Sementara itu sumber lainnya menyampaikan data konflik agraria/pertanahan, seperti yang dipublis oleh Konsosrsium Pembaruan Agraria (KPA) mencatat bahwa untuk tahun 2017 aja terjadi terjadi 659 konflik agraria dengan luas objek sengketa mencapai 520.491,87 Ha yang melibatkan 652.738 Kepala Keluarga, dimana jumlah konflik tersebut mengalami peningkata sebanyak 50 persen dibanding Tahun 2016.
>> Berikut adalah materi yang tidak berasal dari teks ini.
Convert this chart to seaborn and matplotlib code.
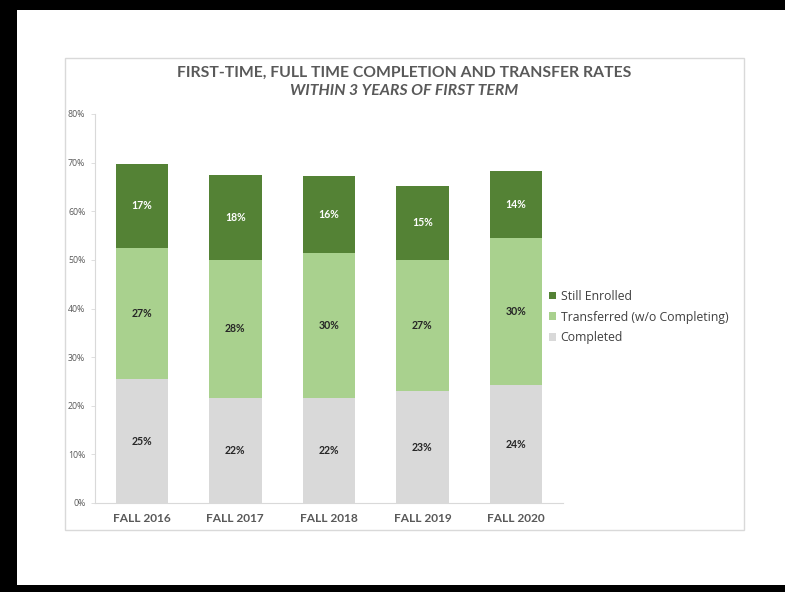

Secara lebih rinci untuk 3 tahun, kurun waktu 2015 – 2017 pihak KPA mencatat data konflik agraria/pertanahan sebagai berikut :
No | Bidang Konflik | Jlh.Konflik | Luas lahan(Ha) |
Perkebunan | 208 | 194.453,27 | |
Kehutanan | 30 | 137.204,47 | |
Proferti | 199 | 10.337,72 | |
Infrastruktur | 94 | 56.607,9 | |
Pertanian | 78 | 38.986,24 | |
Pesisir/Kelautan | 28 | 41.109,47 | |
Pertambangan | 22 | 45.792,8 |
Sumber :https://nasional.kompas.com
Jelas bagi semua pihak dengan data-data tersebut maka tidak tepat dan menjadi kesalahan vatal bila disebut tidak ada konflik agraria/pertanahan 3 tahun terakhir di Indonesia.
Penutup.
Terlepas dari perdebatan yang terus begulir saat ini tentang kebenaran data dan pernyataan yang disampaikan calon Presiden Petahana maka yang menjadi sorotan penting bagi masyarakat ke depan adalah siapakah kandidat Presiden yang benar-benar punya komitmen untuk menyelesaikan konflik pertanahan tersebut secara berkeadilan dan sesuai dengan amanat konstitusi dan reformasi agraria yang diamanahkan.
Semoga dapat memberikan pencerahan kepada masyarakat dalam menetukan pilihannya.